Neoclassical architecture is not outdated; it is timeless, rooted in the principles of harmony, proportion, and human scale. It endures because it reflects the things we inherently long for: order, dignity, meaning. In our increasingly fragmented age, it reconnects us with something permanent. Beauty is not a luxury, but a civic necessity.
The mere title of Trump’s order invokes the question: When did we shift from the neoclassical to the progressive style of modern art?
To answer this question, architectural historians point to the early 20th century and the trio of modernism’s founding fathers: Walter Gropius, Mies van der Rohe, and Le Corbusier. Their sleek geometric boxes of glass and steel became synonymous with “progress.”
But their vision didn’t arise in a vacuum. It was the culmination of a deeper philosophical shift long in the making.
The Industrial Revolution, beginning in 18th-century Britain and arriving in the U.S. by the 19th century, brought new materials—iron, steel, and, eventually, reinforced concrete—that allowed buildings to rise higher and span wider.
Even as late as the mid-19th century, these innovations were dressed in traditional forms: Gothic facades, neoclassical orders, familiar silhouettes.

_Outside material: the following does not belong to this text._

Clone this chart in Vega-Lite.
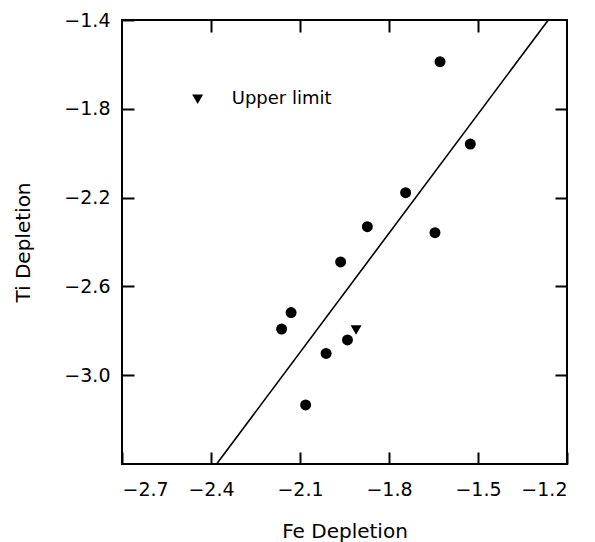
{
  "$schema": "https://vega.github.io/schema/vega-lite/v6.json",
  "width": 445,
  "height": 444,
  "autosize": "none",
  "padding": {"left": 122, "top": 20, "right": 28, "bottom": 78},
  "background": "white",
  "config": {
    "view": {"stroke": "black", "strokeWidth": 2},
    "font": "DejaVu Sans",
    "axis": {
      "domain": false,
      "grid": false,
      "tickColor": "black",
      "tickWidth": 2,
      "tickSize": 12,
      "offset": -12,
      "labelColor": "black",
      "labelFont": "DejaVu Sans",
      "labelFontSize": 19,
      "titleColor": "black",
      "titleFont": "DejaVu Sans",
      "titleFontSize": 20,
      "titleFontWeight": "normal"
    }
  },
  "datasets": {
    "obs": [
      {"fe": -1.628, "ti": -1.588, "kind": "detection"},
      {"fe": -1.526, "ti": -1.959, "kind": "detection"},
      {"fe": -1.744, "ti": -2.178, "kind": "detection"},
      {"fe": -1.873, "ti": -2.331, "kind": "detection"},
      {"fe": -1.645, "ti": -2.358, "kind": "detection"},
      {"fe": -1.963, "ti": -2.490, "kind": "detection"},
      {"fe": -2.130, "ti": -2.718, "kind": "detection"},
      {"fe": -2.162, "ti": -2.792, "kind": "detection"},
      {"fe": -1.940, "ti": -2.841, "kind": "detection"},
      {"fe": -2.012, "ti": -2.902, "kind": "detection"},
      {"fe": -2.081, "ti": -3.134, "kind": "detection"},
      {"fe": -1.911, "ti": -2.796, "kind": "upper limit"}
    ],
    "fit": [
      {"fe": -2.381, "ti": -3.4},
      {"fe": -1.263, "ti": -1.4}
    ],
    "legend": [
      {"fe": -2.445, "ti": -1.757, "label": "Upper limit", "tx": -2.33}
    ]
  },
  "layer": [
    {
      "data": {"name": "obs"},
      "transform": [{"filter": "datum.kind === 'detection'"}],
      "mark": {"type": "point", "shape": "circle", "filled": true, "color": "black", "opacity": 1, "size": 120},
      "encoding": {
        "x": {
          "field": "fe", "type": "quantitative",
          "scale": {"domain": [-2.7, -1.2], "nice": false, "zero": false},
          "axis": {"orient": "bottom", "values": [-2.7, -2.4, -2.1, -1.8, -1.5, -1.2], "format": ".1f", "labelPadding": 16, "title": "Fe Depletion", "titlePadding": 22}
        },
        "y": {
          "field": "ti", "type": "quantitative",
          "scale": {"domain": [-3.4, -1.4], "nice": false, "zero": false},
          "axis": {"orient": "left", "values": [-3.0, -2.6, -2.2, -1.8, -1.4], "format": ".1f", "labelPadding": 12, "title": "Ti Depletion", "titlePadding": 30}
        }
      }
    },
    {
      "data": {"name": "obs"},
      "transform": [{"filter": "datum.kind === 'upper limit'"}],
      "mark": {"type": "point", "shape": "triangle-down", "filled": true, "color": "black", "opacity": 1, "size": 120},
      "encoding": {
        "x": {"field": "fe", "type": "quantitative", "axis": {"orient": "top", "values": [-2.4, -2.1, -1.8, -1.5], "labels": false, "title": null}},
        "y": {"field": "ti", "type": "quantitative", "axis": {"orient": "right", "values": [-3.0, -2.6, -2.2, -1.8], "labels": false, "title": null}}
      }
    },
    {
      "data": {"name": "fit"},
      "mark": {"type": "line", "color": "black", "strokeWidth": 1.6},
      "encoding": {
        "x": {"field": "fe", "type": "quantitative", "axis": null},
        "y": {"field": "ti", "type": "quantitative", "axis": null}
      }
    },
    {
      "data": {"name": "legend"},
      "mark": {"type": "point", "shape": "triangle-down", "filled": true, "color": "black", "opacity": 1, "size": 120},
      "encoding": {
        "x": {"field": "fe", "type": "quantitative", "axis": null},
        "y": {"field": "ti", "type": "quantitative", "axis": null}
      }
    },
    {
      "data": {"name": "legend"},
      "mark": {"type": "text", "align": "left", "baseline": "middle", "fontSize": 18, "color": "black", "font": "DejaVu Sans"},
      "encoding": {
        "x": {"field": "tx", "type": "quantitative", "axis": null},
        "y": {"field": "ti", "type": "quantitative", "axis": null},
        "text": {"field": "label"}
      }
    }
  ],
  "resolve": {"axis": {"x": "independent", "y": "independent"}}
}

Function had not yet eclipsed form.
Then came London’s Crystal Palace in 1851, a revelation in cast iron and glass. Its vast transparency and towering scale stunned the world. Traditional columns and ornamentation were gone. Instead, it inverted the rules of classicism, appearing top-heavy and weightless, a cathedral of industry.
In the following decades, engineers and architects, specifically in America, embraced steel-frame construction. The 1880s post-Chicago fire building boom made clear that the future belonged to those who could build fast, tall, and efficiently. Aesthetic considerations became secondary.

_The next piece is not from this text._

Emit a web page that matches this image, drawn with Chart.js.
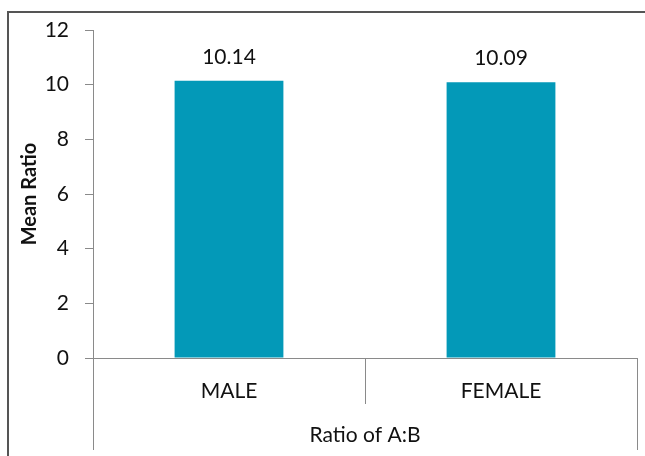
<!DOCTYPE html>
<html>
<head>
<meta charset="utf-8">
<script src="https://cdn.jsdelivr.net/npm/chart.js@4/dist/chart.umd.min.js"></script>
<style>
  html, body { margin: 0; padding: 0; background: #fff; }
  #wrap { width: 645px; height: 456px; position: relative; }
</style>
</head>
<body>
<div id="wrap"><canvas id="cnv"></canvas></div>
<script>
const categories = ['MALE', 'FEMALE'];
const meanRatio = [10.14, 10.09];
const yTicks = [0, 2, 4, 6, 8, 10, 12];
const xTitle = 'Ratio of A:B';
const yTitle = 'Mean Ratio';

const FONT = 'Lato, "Noto Sans", sans-serif';
const AXIS = '#8a8a8a';

// frame, extended category dividers and value labels
const decorations = {
  id: 'decorations',
  beforeDraw(chart) {
    const ctx = chart.ctx;
    ctx.save();
    ctx.strokeStyle = '#555';
    ctx.lineWidth = 2;
    ctx.strokeRect(8, 12, 700, 500);
    ctx.restore();
  },
  afterDraw(chart) {
    const ctx = chart.ctx;
    const x = chart.scales.x;
    const top = chart.chartArea.bottom;
    const n = categories.length;
    const step = (x.right - x.left) / n;
    ctx.save();
    ctx.strokeStyle = AXIS;
    ctx.lineWidth = 1;
    for (let i = 0; i <= n; i++) {
      const px = Math.round(x.left + i * step) + 0.5;
      const end = (i === 0 || i === n) ? 450 : 404;
      ctx.beginPath();
      ctx.moveTo(px, top);
      ctx.lineTo(px, end);
      ctx.stroke();
    }
    ctx.restore();
  },
  afterDatasetsDraw(chart) {
    const ctx = chart.ctx;
    const meta = chart.getDatasetMeta(0);
    ctx.save();
    ctx.fillStyle = '#111';
    ctx.font = '21px ' + FONT;
    ctx.textAlign = 'center';
    ctx.textBaseline = 'middle';
    meta.data.forEach((bar, i) => {
      ctx.fillText(meanRatio[i].toFixed(2), bar.x, bar.y - 24);
    });
    ctx.restore();
  }
};

new Chart(document.getElementById('cnv'), {
  type: 'bar',
  data: {
    labels: categories,
    datasets: [{
      data: meanRatio,
      backgroundColor: '#0399B8',
      borderWidth: 0,
      categoryPercentage: 0.4,
      barPercentage: 1
    }]
  },
  options: {
    responsive: true,
    maintainAspectRatio: false,
    animation: false,
    layout: { padding: { left: 7, right: 8, top: 30, bottom: 0 } },
    plugins: { legend: { display: false }, tooltip: { enabled: false } },
    scales: {
      x: {
        afterFit: s => { s.height = 98; },
        grid: { display: false },
        border: { display: true, color: AXIS, width: 1 },
        ticks: { color: '#111', padding: 13, font: { family: FONT, size: 21 } },
        title: {
          display: true, text: xTitle, color: '#111',
          font: { family: FONT, size: 21 }, padding: { top: 0, bottom: 8 }
        }
      },
      y: {
        min: 0, max: 12,
        afterFit: s => { s.width = 86; },
        afterBuildTicks: s => { s.ticks = yTicks.map(v => ({ value: v })); },
        grid: { drawOnChartArea: false, drawTicks: true, tickLength: 8, color: AXIS },
        border: { display: true, color: AXIS, width: 1 },
        ticks: { color: '#111', padding: 16, font: { family: FONT, size: 21 } },
        title: {
          display: true, text: yTitle, color: '#111',
          font: { family: FONT, size: 20, weight: 'bold' }, padding: { top: 11, bottom: 0 }
        }
      }
    }
  },
  plugins: [decorations]
});
</script>
</body>
</html>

Then, the ideology arrived. In 1896, American architect Louis Sullivan famously declared that “form follows function,” a maxim that reverberated across continents. Walter Gropius took it to heart when he founded the Bauhaus School in 1919. Le Corbusier followed by founding L’Esprit Nouveau, a magazine declaring ornament a “crime” and tradition a “shackle.”

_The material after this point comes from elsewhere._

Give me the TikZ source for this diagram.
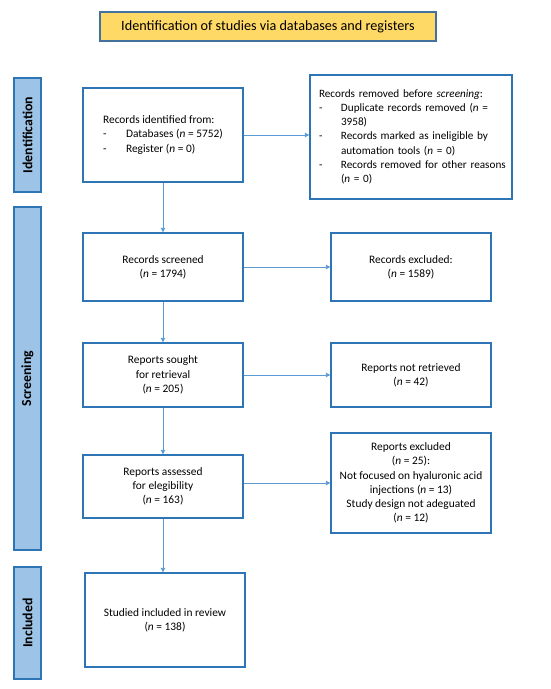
\documentclass[tikz,border=0pt]{standalone}
\usepackage{fontspec}
\setmainfont{Carlito}
\usetikzlibrary{arrows.meta}
\definecolor{boxblue}{HTML}{2E75B6}
\definecolor{arrblue}{HTML}{5B9BD5}
\definecolor{barfill}{HTML}{9DC3E6}
\definecolor{barline}{HTML}{2E75B6}
\definecolor{titlefill}{HTML}{FFD966}
\definecolor{titleline}{HTML}{41719C}
\tikzset{
  flowbox/.style={draw=boxblue, line width=1.4pt, fill=white, align=center,
    font=\fontsize{11.4}{14.2}\selectfont, inner sep=4pt},
  sidebar/.style={draw=barline, line width=1.4pt, fill=barfill, rotate=90,
    font=\fontsize{13.8}{16}\selectfont\bfseries, inner sep=0pt},
  flowarrow/.style={draw=arrblue, line width=0.9pt, -{Triangle[length=4.5pt,width=4.5pt]}},
}
\newcommand{\nn}{\textit{n}}
\begin{document}
\begin{tikzpicture}[x=1pt,y=-1pt]
\useasboundingbox (0,0) rectangle (550,689);
% title
\node[draw=titleline, line width=1.2pt, fill=titlefill, minimum width=336pt, minimum height=29pt,
  font=\fontsize{14.2}{16}\selectfont, inner sep=0pt] (title) at (268,26.5)
  {Identification of studies via databases and registers};
% side bars
\node[sidebar, minimum width=114pt, minimum height=27pt] (idbar) at (27.5,135) {Identification};
\node[sidebar, minimum width=343pt, minimum height=27pt] (scrbar) at (27.5,378.5) {Screening};
\node[sidebar, minimum width=112pt, minimum height=27pt] (incbar) at (27.5,623) {Included};
% boxes
\node[flowbox, minimum width=160pt, minimum height=94pt, align=left, inner xsep=20pt] (ident) at (163,135)
  {\begin{tabular}{@{}p{23pt}@{}l@{}}
   \multicolumn{2}{@{}l@{}}{Records identified from:}\\
   -&Databases (\nn{} = 5752)\\
   -&Register (\nn{} = 0)
   \end{tabular}};
\node[flowbox, font=\fontsize{11.2}{14.2}\selectfont, minimum width=202pt, minimum height=124pt, align=left, text width=184pt, inner xsep=9pt] (removed) at (411,137)
  {\begin{tabular}{@{}p{22pt}@{}l@{}}
   \multicolumn{2}{@{}l@{}}{Records removed before \textit{screening}:}\\
   -&Duplicate records removed (\nn{} =\\
   &3958)\\
   -&Records marked as ineligible by\\
   &automation tools (\nn{} = 0)\\
   -&Records removed for other reasons\\
   &(\nn{} = 0)
   \end{tabular}\\[3pt]};
\node[flowbox, minimum width=160pt, minimum height=68pt] (screened) at (163,267)
  {Records screened\\(\nn{} = 1794)};
\node[flowbox, minimum width=160pt, minimum height=68pt] (excluded) at (411,267)
  {Records excluded:\\(\nn{} = 1589)};
\node[flowbox, minimum width=160pt, minimum height=64pt] (sought) at (163,375)
  {Reports sought\\for retrieval\\(\nn{} = 205)};
\node[flowbox, minimum width=160pt, minimum height=64pt] (notretr) at (411,375)
  {Reports not retrieved\\(\nn{} = 42)};
\node[flowbox, minimum width=160pt, minimum height=63pt] (assessed) at (163,486.5)
  {Reports assessed\\for elegibility\\(\nn{} = 163)};
\node[flowbox, minimum width=160pt, minimum height=100pt] (repexcl) at (411,483)
  {Reports excluded\\(\nn{} = 25):\\Not focused on hyaluronic acid\\injections (\nn{} = 13)\\Study design not adeguated\\(\nn{} = 12)};
\node[flowbox, minimum width=160pt, minimum height=94pt] (included) at (165,620)
  {Studied included in review\\(\nn{} = 138)};
% arrows
\draw[flowarrow] (ident.east) -- (removed.west |- ident.east);
\draw[flowarrow] (ident.south) -- (screened.north);
\draw[flowarrow] (screened.east) -- (excluded.west);
\draw[flowarrow] (screened.south) -- (sought.north);
\draw[flowarrow] (sought.east) -- (notretr.west);
\draw[flowarrow] (sought.south) -- (assessed.north);
\draw[flowarrow] (assessed.east |- repexcl.west) -- (repexcl.west);
\draw[flowarrow] (assessed.south) -- (assessed.south |- included.north);
\end{tikzpicture}
\end{document}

Architecture, once the art of a building, became a theory of abstraction.
At its core, modernism rejects inherited wisdom, seeking to sever architecture from the past—and from the people.
The real turning point came after World War II, when cities around the globe faced an urgent need to rebuild. Modernism offered simplicity, affordability, and speed. Governments embraced it through zoning, permits, and other means. Universities institutionalized it. Public housing projects adopted its uniformity.
By the 1960s, American urban skylines were overtaken by glass monoliths and concrete bunkers.
Sequentially, the suburb was born. Real estate engineer William Levitt pioneered a model for mass-producing homes which became the blueprint for postwar domestic life: standardized, affordable, and automobile-oriented. The goal was scale, and soul was lost.
Many of our cities today, especially Washington, are speckled with boxy, concrete buildings of brutalism. The architectural degradation can be seen on a short walk around Capitol Hill.
At the top of the Hill, just past the Capitol building, sits the Jefferson Building of the Library of Congress. Finished at the height of the Gilded Era in 1897, that building provides a magnificent example of the Beaux-Arts style, adorned with reminders of our history and leading literary and philosophical figures.
As you descend the Hill, you’ll see the three U.S. House office buildings in order of construction, which visually represent the shift from neoclassical to modernist architecture.
Then, finally, you’ll be confronted with the brutalist Department of Health and Human Services building.
These two bookend buildings—the Jefferson Building and the HHS building—were opened and dedicated only 80 years apart.
Standing there, on the south corner of the Capitol, I find myself afraid we have taken for granted the beauty of the ancient, time-tested styles of old. But thankfully, the American people are beginning to realize this as well. We’re rediscovering what earlier generations took for granted – architecture is more than utility. It shapes how we feel and how we live.
Take Winston Churchill’s word for it: “We shape our buildings; thereafter they shape us.”
Trump’s executive order may not reverse a century of architectural ideology overnight. But it marks a turning point—a moment to ask what kind of nation we want to be. The answer? We want to be the one that we were designed to be and the one that we want to leave behind.
America’s environment should reflect its ideals, not reject its heritage. Perhaps, with the stroke of a pen, we’ve taken the first step toward building beautifully once again.